The judge also found two mitigating factors, the hardship that imprisonment would cause due to his condition and services that would be available and the fact that defendant did not contemplate the harmfulness of his conduct. N.J.S.A. 2C:44- 1b(2), (11). Although he also considered a mitigation based upon defendant's relatively insignificant prior record, he concluded that a mitigation on that ground was not warranted because defendant committed the offenses in separate incidents that occurred within a brief period of time.
The judge balanced the aggravating and mitigating factors. In the end, he determined that the mitigating factors outweighed the aggravating factors and warranted a sentence below mid-range but above the minimum. The decision was not an easy one, and the judge gave it careful consideration in accordance with the guidelines of our sentencing laws.
Sentencing determinations are entitled to our deference. When a trial judge has "exercise[d] discretion in accordance with the principles set forth in the Code and defined by [the Supreme Court]," we may not disturb a sentence. State v. Bieniek, 200 N.J. 601, 607-08 (2010) (internal quotations omitted). We may intervene only if the sentence "represents an abuse of the lower court's discretion." State v. Gardner, 113 N.J. 510, 516 (1989). Moreover, we must accept the judge's findings on facts relevant to aggravating and mitigating factors when the findings are "'supported by substantial evidence in the record.'" State v. Cassady, 198 N.J. 165, 180-81 (2009) (quoting State v. O'Donnell, 117 N.J. 210, 216 (1989)). Applying those standards, we see no basis for us to intervene.

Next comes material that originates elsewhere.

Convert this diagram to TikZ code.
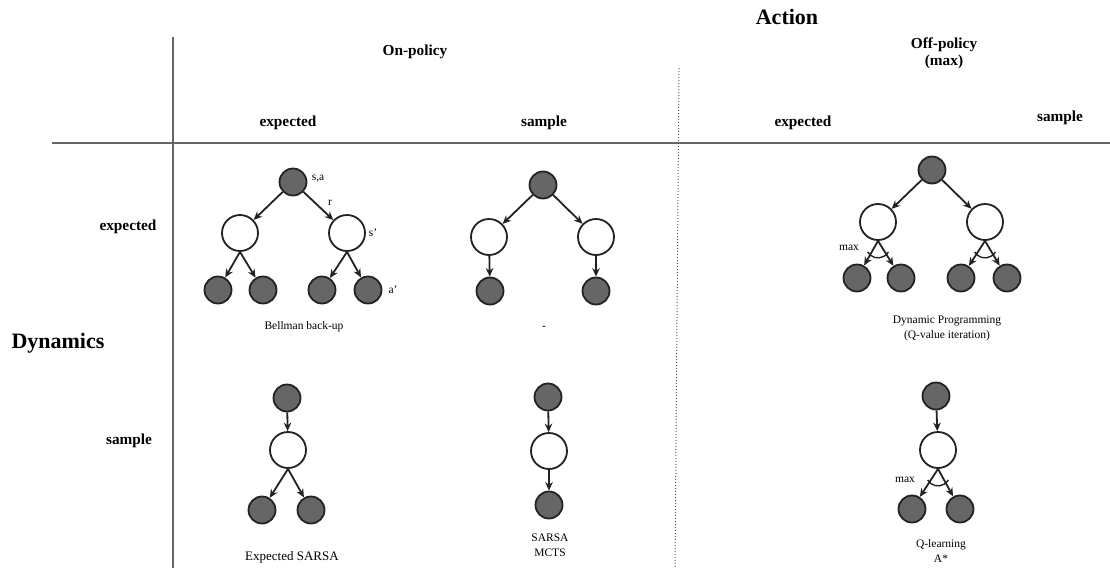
\documentclass[tikz,border=0pt]{standalone}
\usepackage{fontspec}
\setmainfont{Liberation Serif}
\usetikzlibrary{arrows.meta}
\definecolor{nodegray}{HTML}{666666}
\definecolor{edgec}{HTML}{222222}
\begin{document}
\begin{tikzpicture}[x=1pt,y=-1pt,
  full/.style={circle,draw=edgec,fill=nodegray,line width=1.8pt,minimum size=27pt,inner sep=0pt},
  emptyn/.style={circle,draw=edgec,fill=white,line width=1.8pt,minimum size=36pt,inner sep=0pt},
  conn/.style={draw=edgec,line width=1.8pt,-{Stealth[length=8.5pt,width=7.5pt]}},
  hdr/.style={font=\bfseries\fontsize{15.3}{17}\selectfont},
  captxt/.style={font=\fontsize{11.5}{15}\selectfont,align=center},
  lab/.style={font=\fontsize{11.5}{14}\selectfont},
  maxarc/.style={draw=edgec,line width=1.4pt}]
\useasboundingbox (0,0) rectangle (1110,568);
% grid lines
\coordinate (vt) at (173,37); \coordinate (vb) at (173,568);
\coordinate (hl) at (52,143); \coordinate (hr) at (1110,143);
\coordinate (dt) at (679,68); \coordinate (db) at (675,568);
\draw[gray!80!black,line width=1.2pt] (vt) -- (vb);
\draw[gray!80!black,line width=1.8pt] (hl) -- (hr);
\draw[gray!70!black,line width=1pt,dotted] (dt) -- (db);
% headers
\node[font=\bfseries\fontsize{22}{24}\selectfont] (action) at (787,17) {Action};
\node[hdr] (onp) at (415,52) {On-policy};
\node[hdr,align=center] (offp) at (944,53) {Off-policy\\(max)};
\node[hdr] (c1) at (288,123) {expected};
\node[hdr] (c2) at (544,123) {sample};
\node[hdr] (c3) at (803,123) {expected};
\node[hdr] (c4) at (1060,118) {sample};
\node[font=\bfseries\fontsize{22}{24}\selectfont] (dyn) at (58,343) {Dynamics};
\node[hdr] (r1) at (128,227) {expected};
\node[hdr] (r2) at (129,441) {sample};
% Bellman back-up
\node[full] (a0) at (293,182) {};
\node[emptyn] (a1) at (240,233) {};
\node[emptyn] (a2) at (347,233) {};
\node[full] (a3) at (218,290) {};
\node[full] (a4) at (263,290) {};
\node[full] (a5) at (322,290) {};
\node[full] (a6) at (368,290) {};
\draw[conn] (a0) -- (a1);
\draw[conn] (a0) -- (a2);
\draw[conn] (a1.south) -- (a3);
\draw[conn] (a1.south) -- (a4);
\draw[conn] (a2.south) -- (a5);
\draw[conn] (a2.south) -- (a6);
\node[lab] (lsa) at (318,179) {s,a};
\node[lab] (lr) at (330,203) {r};
\node[lab] (ls) at (373,233) {s'};
\node[lab] (la) at (393,290) {a'};
\node[captxt] (capa) at (304,327) {Bellman back-up};
% on-policy sample, expected dynamics
\node[full] (b0) at (543,185) {};
\node[emptyn] (b1) at (489,237) {};
\node[emptyn] (b2) at (596,237) {};
\node[full] (b3) at (490,291) {};
\node[full] (b4) at (596,291) {};
\draw[conn] (b0) -- (b1);
\draw[conn] (b0) -- (b2);
\draw[conn] (b1) -- (b3);
\draw[conn] (b2) -- (b4);
\node[captxt] (capb) at (544,328) {-};
% Dynamic programming
\node[full] (c0) at (932,170) {};
\node[emptyn] (c1n) at (878,222) {};
\node[emptyn] (c2n) at (985,222) {};
\node[full] (c3n) at (857,278) {};
\node[full] (c4n) at (901,278) {};
\node[full] (c5n) at (961,278) {};
\node[full] (c6n) at (1007,278) {};
\draw[conn] (c0) -- (c1n);
\draw[conn] (c0) -- (c2n);
\draw[conn] (c1n.south) -- (c3n);
\draw[conn] (c1n.south) -- (c4n);
\draw[conn] (c2n.south) -- (c5n);
\draw[conn] (c2n.south) -- (c6n);
\draw[maxarc] ([shift={(-10.4,11)}]c1n.south) arc[start angle=150,end angle=30,radius=12];
\draw[maxarc] ([shift={(-10.4,11)}]c2n.south) arc[start angle=150,end angle=30,radius=12];
\node[lab] (lmax1) at (849,248) {max};
\node[captxt] (capc) at (947,328) {Dynamic Programming\\(Q-value iteration)};
% Expected SARSA
\node[full] (d0) at (287,398) {};
\node[emptyn] (d1) at (288,450) {};
\node[full] (d2) at (262,510) {};
\node[full] (d3) at (311,510) {};
\draw[conn] (d0) -- (d1);
\draw[conn] (d1.south) -- (d2);
\draw[conn] (d1.south) -- (d3);
\node[captxt,font=\fontsize{13}{15}\selectfont] (capd) at (292,557) {Expected SARSA};
% SARSA
\node[full] (e0) at (548,397) {};
\node[emptyn] (e1) at (549,451) {};
\node[full] (e2) at (549,505) {};
\draw[conn] (e0) -- (e1);
\draw[conn] (e1) -- (e2);
\node[captxt] (cape) at (550,545) {SARSA\\MCTS};
% Q-learning
\node[full] (f0) at (936,396) {};
\node[emptyn] (f1) at (938,450) {};
\node[full] (f2) at (912,509) {};
\node[full] (f3) at (960,509) {};
\draw[conn] (f0) -- (f1);
\draw[conn] (f1.south) -- (f2);
\draw[conn] (f1.south) -- (f3);
\draw[maxarc] ([shift={(-10.4,11)}]f1.south) arc[start angle=150,end angle=30,radius=12];
\node[lab] (lmax2) at (905,480) {max};
\node[captxt] (capf) at (941,551) {Q-learning\\A*};
\end{tikzpicture}
\end{document}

We have considered the issues raised in defendant's pro se supplemental brief. The arguments in Points II, IV and V lack sufficient merit to warrant discussion in a written opinion. R. 2:11-3(e)(2). We have not considered the claims of ineffective assistance of counsel raised in Point I and suggested in Point III of defendant's pro se brief. Those claims concern matters outside the trial record, and defendant may raise them in a timely filed petition for post-conviction relief. See State v. Preciose, 129 N.J. 451, 459-60 (1992).